## Supplied information
____
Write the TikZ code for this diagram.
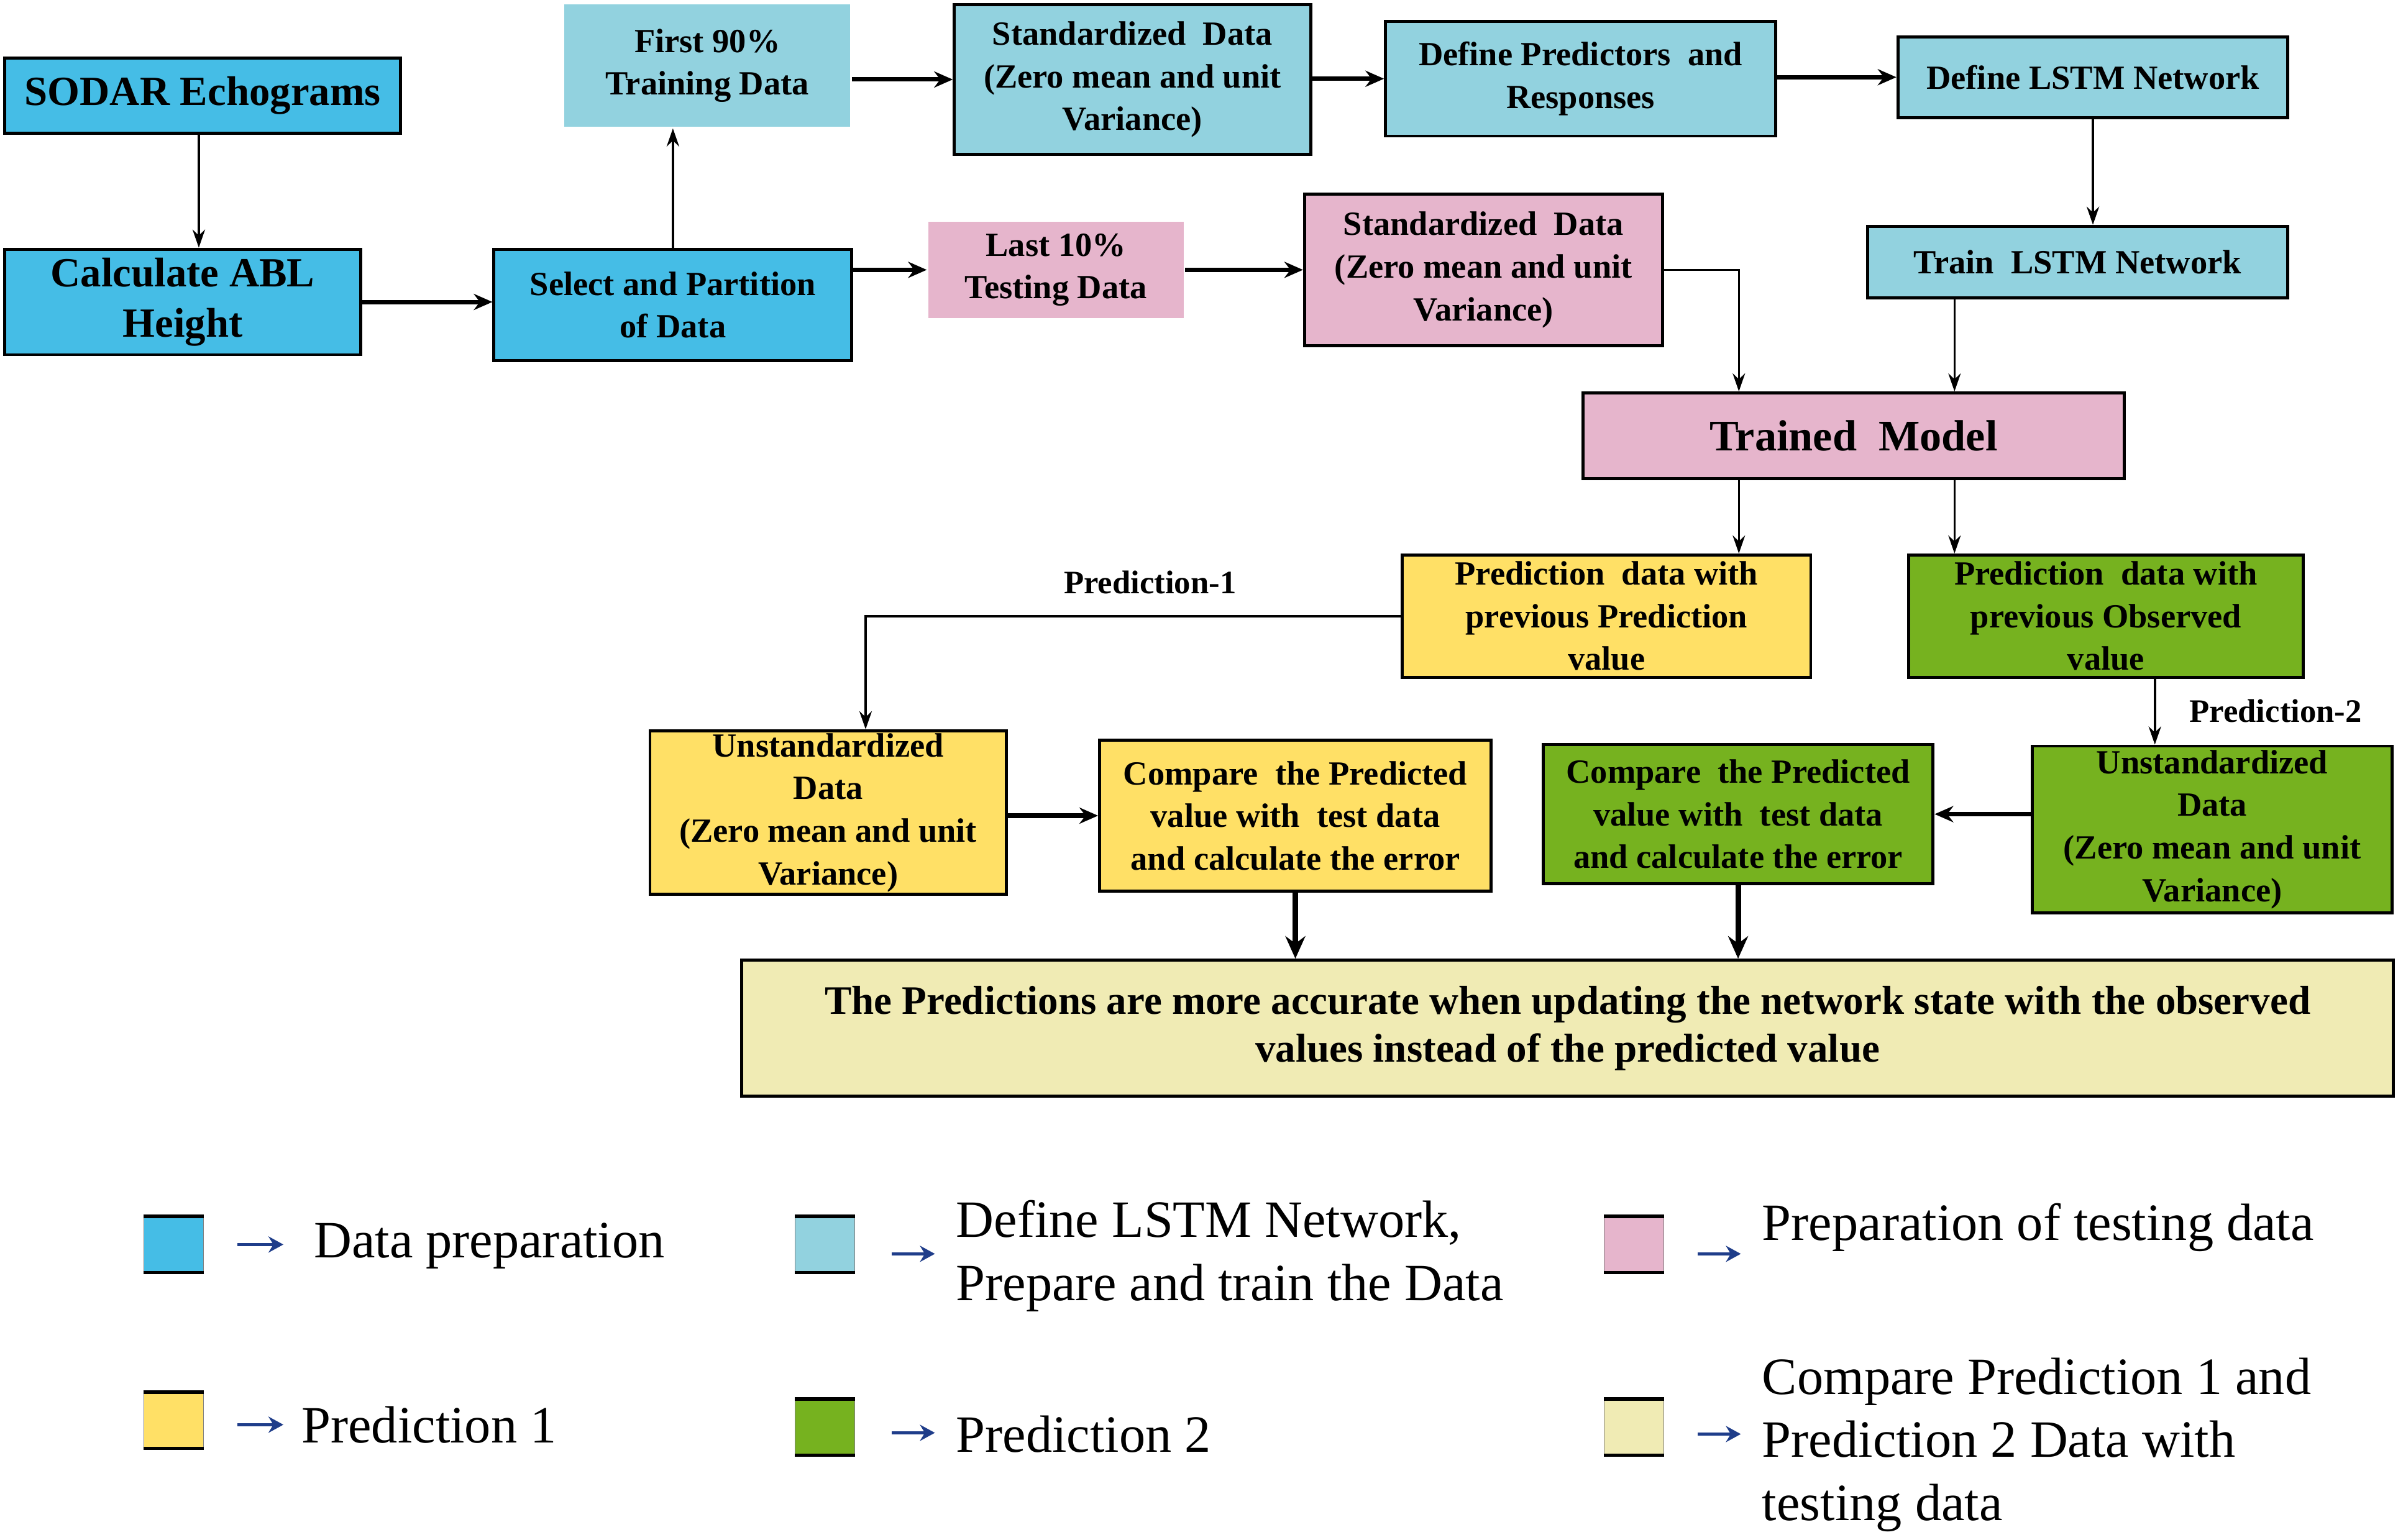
\documentclass[tikz,border=0pt]{standalone}
\usepackage{fontspec}
\setmainfont{Liberation Serif}
\usetikzlibrary{arrows.meta,calc}
\definecolor{cblue}{HTML}{45BDE6}
\definecolor{clblue}{HTML}{92D2DF}
\definecolor{cpink}{HTML}{E6B5CC}
\definecolor{cyel}{HTML}{FFE066}
\definecolor{cgreen}{HTML}{76B21F}
\definecolor{cfin}{HTML}{F0EBB4}
\definecolor{carr}{HTML}{1F3D8A}
\newcommand\bx[7]{\node[box,#6,minimum width={(#4-#2)*0.2461mm},minimum height={(#5-#3)*0.2461mm}] (#1) at ({(#2+#4)/2},{(#3+#5)/2}) {#7};}
\begin{document}
\begin{tikzpicture}[x=0.2461mm,y=-0.2461mm,
  box/.style={draw=black, line width=1.4pt, inner sep=0pt, align=center,
    font=\bfseries\fontsize{15.5}{19.5}\selectfont},
  nobox/.style={draw=none},
  big/.style={font=\bfseries\fontsize{19}{23}\selectfont},
  conn/.style={line width=1.2pt, -{Stealth[length=2.9mm,width=2mm]}},
  thickconn/.style={line width=2.6pt, -{Stealth[length=3.6mm,width=3.2mm]}},
  medconn/.style={line width=2pt, -{Stealth[length=3mm,width=2.6mm]}},
  lbl/.style={font=\bfseries\fontsize{15}{18}\selectfont, inner sep=0pt},
  swatch/.style={draw=gray, line width=0.4pt, minimum width=9.6mm, minimum height=8.9mm, inner sep=0pt},
  legarr/.style={draw=carr, line width=1.5pt, -{Stealth[length=2.4mm,width=2.6mm]}},
  legtxt/.style={anchor=west, inner sep=0pt, align=left, font=\fontsize{24}{29}\selectfont}
]
\useasboundingbox (0,0) rectangle (1568,1007);
\fill[white] (0,0) rectangle (1568,1007);

% boxes
\bx{sodar}{3}{38}{262}{87}{fill=cblue,big}{SODAR Echograms}
\bx{calc}{3}{163}{236}{232}{fill=cblue,big}{Calculate ABL\\Height}
\bx{select}{323}{163}{557}{236}{fill=cblue}{Select and Partition\\of Data}
\bx{first}{369}{3}{556}{83}{fill=clblue,nobox}{First 90\%\\Training Data}
\bx{stdb}{624}{3}{857}{101}{fill=clblue}{Standardized \ Data\\(Zero mean and unit\\Variance)}
\bx{defp}{906}{14}{1161}{89}{fill=clblue}{Define Predictors \ and\\Responses}
\bx{lstm}{1241}{24}{1496}{77}{fill=clblue}{Define LSTM Network}
\bx{train}{1221}{148}{1496}{195}{fill=clblue}{Train \ LSTM Network}
\bx{last}{607}{145}{774}{208}{fill=cpink,nobox}{Last 10\%\\Testing Data}
\bx{stdp}{853}{127}{1087}{226}{fill=cpink}{Standardized \ Data\\(Zero mean and unit\\Variance)}
\bx{trained}{1035}{257}{1389}{313}{fill=cpink,font=\bfseries\fontsize{20}{24}\selectfont}{Trained \ Model}
\bx{pred1}{917}{363}{1184}{443}{fill=cyel}{Prediction \ data with\\previous Prediction\\value}
\bx{pred2}{1248}{363}{1506}{443}{fill=cgreen}{Prediction \ data with\\previous Observed\\value}
\bx{unsy}{425}{478}{658}{585}{fill=cyel}{Unstandardized\\Data\\(Zero mean and unit\\Variance)}
\bx{cmpy}{719}{484}{975}{583}{fill=cyel}{Compare \ the Predicted\\value with \ test data\\and calculate the error}
\bx{cmpg}{1009}{487}{1264}{578}{fill=cgreen}{Compare \ the Predicted\\value with \ test data\\and calculate the error}
\bx{unsg}{1329}{488}{1564}{597}{fill=cgreen}{Unstandardized\\Data\\(Zero mean and unit\\Variance)}
\bx{final}{485}{628}{1565}{717}{fill=cfin,font=\bfseries\fontsize{18.5}{22}\selectfont}{The Predictions are more accurate when updating the network state with the observed\\values instead of the predicted value}

% labels
\node[lbl] (p1lab) at (752,381) {Prediction-1};
\node[lbl] (p2lab) at (1488,465) {Prediction-2};

% helper coordinates
\coordinate (sdS) at ($(sodar.south west)+(128,0)$);
\coordinate (tmA) at ($(trained.north west)+(103,0)$);
\coordinate (tmB) at ($(trained.north west)+(244,0)$);
\coordinate (tmC) at ($(trained.south west)+(103,0)$);
\coordinate (tmD) at ($(trained.south west)+(244,0)$);
\coordinate (uyN) at ($(unsy.north west)+(142,0)$);
\coordinate (p2S) at ($(pred2.south west)+(162,0)$);

% connectors
\draw[conn] (sdS) -- (sdS |- calc.north);
\draw[medconn] (calc.east) -- (calc.east -| select.west);
\draw[conn] (select.north) -- (select.north |- first.south);
\draw[medconn] (stdb.west -| first.east) -- (stdb.west);
\draw[medconn] (defp.west -| stdb.east) -- (defp.west);
\draw[medconn] (lstm.west -| defp.east) -- (lstm.west);
\draw[conn] (lstm.south) -- (lstm.south |- train.north);
\draw[medconn] (last.west -| select.east) -- (last.west);
\draw[medconn] (last.east) -- (last.east -| stdp.west);
\draw[conn, line width=0.9pt] (stdp.east) -| (tmA);
\draw[conn, line width=0.9pt] (tmB |- train.south) -- (tmB);
\draw[conn, line width=0.9pt] (tmC) -- (tmC |- pred1.north);
\draw[conn, line width=0.9pt] (tmD) -- (tmD |- pred2.north);
\draw[conn] (pred1.west) -| (uyN);
\draw[conn] (p2S) -- (p2S |- unsg.north);
\draw[medconn] (cmpy.west -| unsy.east) -- (cmpy.west);
\draw[medconn] (cmpg.east -| unsg.west) -- (cmpg.east);
\draw[thickconn] (cmpy.south) -- (cmpy.south |- final.north);
\draw[thickconn] (cmpg.south) -- (cmpg.south |- final.north);

% legend
\foreach \n/\c/\x/\y in {s1/cblue/113.5/814, s2/clblue/539.5/814, s3/cpink/1068.5/814,
                        s4/cyel/113.5/929, s5/cgreen/539.5/933.5, s6/cfin/1068.5/933.5} {
  \node[swatch, fill=\c] (\n) at (\x,\y) {};
  \draw[line width=1.6pt] (\n.north west) -- (\n.north east);
  \draw[line width=1.6pt] (\n.south west) -- (\n.south east);
}
\draw[legarr] ([xshift=5.4mm]s1.east) -- ++(7.4mm,0);
\draw[legarr] ([xshift=5.9mm,yshift=-1.5mm]s2.east) -- ++(6.9mm,0);
\draw[legarr] ([xshift=5.4mm,yshift=-1.5mm]s3.east) -- ++(6.9mm,0);
\draw[legarr] ([xshift=5.4mm,yshift=-0.7mm]s4.east) -- ++(7.4mm,0);
\draw[legarr] ([xshift=5.9mm,yshift=-0.9mm]s5.east) -- ++(6.9mm,0);
\draw[legarr] ([xshift=5.4mm,yshift=-1.1mm]s6.east) -- ++(6.9mm,0);

\node[legtxt] (t1) at (205,815) {Data preparation};
\node[legtxt] (t2) at (625,821.5) {Define LSTM Network,\\Prepare and train the Data};
\node[legtxt] (t3) at (1152,803) {Preparation of testing data};
\node[legtxt] (t4) at (197,932) {Prediction 1};
\node[legtxt] (t5) at (625,938) {Prediction 2};
\node[legtxt] (t6) at (1152,945) {Compare Prediction 1 and\\Prediction 2 Data with\\testing data};
\end{tikzpicture}
\end{document}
____
Write out again every line above exactly as given; the pictures do not belong in the copy.

## Answer for this exercise
Write the TikZ code for this diagram.
\documentclass[tikz,border=0pt]{standalone}
\usepackage{fontspec}
\setmainfont{Liberation Serif}
\usetikzlibrary{arrows.meta,calc}
\definecolor{cblue}{HTML}{45BDE6}
\definecolor{clblue}{HTML}{92D2DF}
\definecolor{cpink}{HTML}{E6B5CC}
\definecolor{cyel}{HTML}{FFE066}
\definecolor{cgreen}{HTML}{76B21F}
\definecolor{cfin}{HTML}{F0EBB4}
\definecolor{carr}{HTML}{1F3D8A}
\newcommand\bx[7]{\node[box,#6,minimum width={(#4-#2)*0.2461mm},minimum height={(#5-#3)*0.2461mm}] (#1) at ({(#2+#4)/2},{(#3+#5)/2}) {#7};}
\begin{document}
\begin{tikzpicture}[x=0.2461mm,y=-0.2461mm,
  box/.style={draw=black, line width=1.4pt, inner sep=0pt, align=center,
    font=\bfseries\fontsize{15.5}{19.5}\selectfont},
  nobox/.style={draw=none},
  big/.style={font=\bfseries\fontsize{19}{23}\selectfont},
  conn/.style={line width=1.2pt, -{Stealth[length=2.9mm,width=2mm]}},
  thickconn/.style={line width=2.6pt, -{Stealth[length=3.6mm,width=3.2mm]}},
  medconn/.style={line width=2pt, -{Stealth[length=3mm,width=2.6mm]}},
  lbl/.style={font=\bfseries\fontsize{15}{18}\selectfont, inner sep=0pt},
  swatch/.style={draw=gray, line width=0.4pt, minimum width=9.6mm, minimum height=8.9mm, inner sep=0pt},
  legarr/.style={draw=carr, line width=1.5pt, -{Stealth[length=2.4mm,width=2.6mm]}},
  legtxt/.style={anchor=west, inner sep=0pt, align=left, font=\fontsize{24}{29}\selectfont}
]
\useasboundingbox (0,0) rectangle (1568,1007);
\fill[white] (0,0) rectangle (1568,1007);

% boxes
\bx{sodar}{3}{38}{262}{87}{fill=cblue,big}{SODAR Echograms}
\bx{calc}{3}{163}{236}{232}{fill=cblue,big}{Calculate ABL\\Height}
\bx{select}{323}{163}{557}{236}{fill=cblue}{Select and Partition\\of Data}
\bx{first}{369}{3}{556}{83}{fill=clblue,nobox}{First 90\%\\Training Data}
\bx{stdb}{624}{3}{857}{101}{fill=clblue}{Standardized \ Data\\(Zero mean and unit\\Variance)}
\bx{defp}{906}{14}{1161}{89}{fill=clblue}{Define Predictors \ and\\Responses}
\bx{lstm}{1241}{24}{1496}{77}{fill=clblue}{Define LSTM Network}
\bx{train}{1221}{148}{1496}{195}{fill=clblue}{Train \ LSTM Network}
\bx{last}{607}{145}{774}{208}{fill=cpink,nobox}{Last 10\%\\Testing Data}
\bx{stdp}{853}{127}{1087}{226}{fill=cpink}{Standardized \ Data\\(Zero mean and unit\\Variance)}
\bx{trained}{1035}{257}{1389}{313}{fill=cpink,font=\bfseries\fontsize{20}{24}\selectfont}{Trained \ Model}
\bx{pred1}{917}{363}{1184}{443}{fill=cyel}{Prediction \ data with\\previous Prediction\\value}
\bx{pred2}{1248}{363}{1506}{443}{fill=cgreen}{Prediction \ data with\\previous Observed\\value}
\bx{unsy}{425}{478}{658}{585}{fill=cyel}{Unstandardized\\Data\\(Zero mean and unit\\Variance)}
\bx{cmpy}{719}{484}{975}{583}{fill=cyel}{Compare \ the Predicted\\value with \ test data\\and calculate the error}
\bx{cmpg}{1009}{487}{1264}{578}{fill=cgreen}{Compare \ the Predicted\\value with \ test data\\and calculate the error}
\bx{unsg}{1329}{488}{1564}{597}{fill=cgreen}{Unstandardized\\Data\\(Zero mean and unit\\Variance)}
\bx{final}{485}{628}{1565}{717}{fill=cfin,font=\bfseries\fontsize{18.5}{22}\selectfont}{The Predictions are more accurate when updating the network state with the observed\\values instead of the predicted value}

% labels
\node[lbl] (p1lab) at (752,381) {Prediction-1};
\node[lbl] (p2lab) at (1488,465) {Prediction-2};

% helper coordinates
\coordinate (sdS) at ($(sodar.south west)+(128,0)$);
\coordinate (tmA) at ($(trained.north west)+(103,0)$);
\coordinate (tmB) at ($(trained.north west)+(244,0)$);
\coordinate (tmC) at ($(trained.south west)+(103,0)$);
\coordinate (tmD) at ($(trained.south west)+(244,0)$);
\coordinate (uyN) at ($(unsy.north west)+(142,0)$);
\coordinate (p2S) at ($(pred2.south west)+(162,0)$);

% connectors
\draw[conn] (sdS) -- (sdS |- calc.north);
\draw[medconn] (calc.east) -- (calc.east -| select.west);
\draw[conn] (select.north) -- (select.north |- first.south);
\draw[medconn] (stdb.west -| first.east) -- (stdb.west);
\draw[medconn] (defp.west -| stdb.east) -- (defp.west);
\draw[medconn] (lstm.west -| defp.east) -- (lstm.west);
\draw[conn] (lstm.south) -- (lstm.south |- train.north);
\draw[medconn] (last.west -| select.east) -- (last.west);
\draw[medconn] (last.east) -- (last.east -| stdp.west);
\draw[conn, line width=0.9pt] (stdp.east) -| (tmA);
\draw[conn, line width=0.9pt] (tmB |- train.south) -- (tmB);
\draw[conn, line width=0.9pt] (tmC) -- (tmC |- pred1.north);
\draw[conn, line width=0.9pt] (tmD) -- (tmD |- pred2.north);
\draw[conn] (pred1.west) -| (uyN);
\draw[conn] (p2S) -- (p2S |- unsg.north);
\draw[medconn] (cmpy.west -| unsy.east) -- (cmpy.west);
\draw[medconn] (cmpg.east -| unsg.west) -- (cmpg.east);
\draw[thickconn] (cmpy.south) -- (cmpy.south |- final.north);
\draw[thickconn] (cmpg.south) -- (cmpg.south |- final.north);

% legend
\foreach \n/\c/\x/\y in {s1/cblue/113.5/814, s2/clblue/539.5/814, s3/cpink/1068.5/814,
                        s4/cyel/113.5/929, s5/cgreen/539.5/933.5, s6/cfin/1068.5/933.5} {
  \node[swatch, fill=\c] (\n) at (\x,\y) {};
  \draw[line width=1.6pt] (\n.north west) -- (\n.north east);
  \draw[line width=1.6pt] (\n.south west) -- (\n.south east);
}
\draw[legarr] ([xshift=5.4mm]s1.east) -- ++(7.4mm,0);
\draw[legarr] ([xshift=5.9mm,yshift=-1.5mm]s2.east) -- ++(6.9mm,0);
\draw[legarr] ([xshift=5.4mm,yshift=-1.5mm]s3.east) -- ++(6.9mm,0);
\draw[legarr] ([xshift=5.4mm,yshift=-0.7mm]s4.east) -- ++(7.4mm,0);
\draw[legarr] ([xshift=5.9mm,yshift=-0.9mm]s5.east) -- ++(6.9mm,0);
\draw[legarr] ([xshift=5.4mm,yshift=-1.1mm]s6.east) -- ++(6.9mm,0);

\node[legtxt] (t1) at (205,815) {Data preparation};
\node[legtxt] (t2) at (625,821.5) {Define LSTM Network,\\Prepare and train the Data};
\node[legtxt] (t3) at (1152,803) {Preparation of testing data};
\node[legtxt] (t4) at (197,932) {Prediction 1};
\node[legtxt] (t5) at (625,938) {Prediction 2};
\node[legtxt] (t6) at (1152,945) {Compare Prediction 1 and\\Prediction 2 Data with\\testing data};
\end{tikzpicture}
\end{document}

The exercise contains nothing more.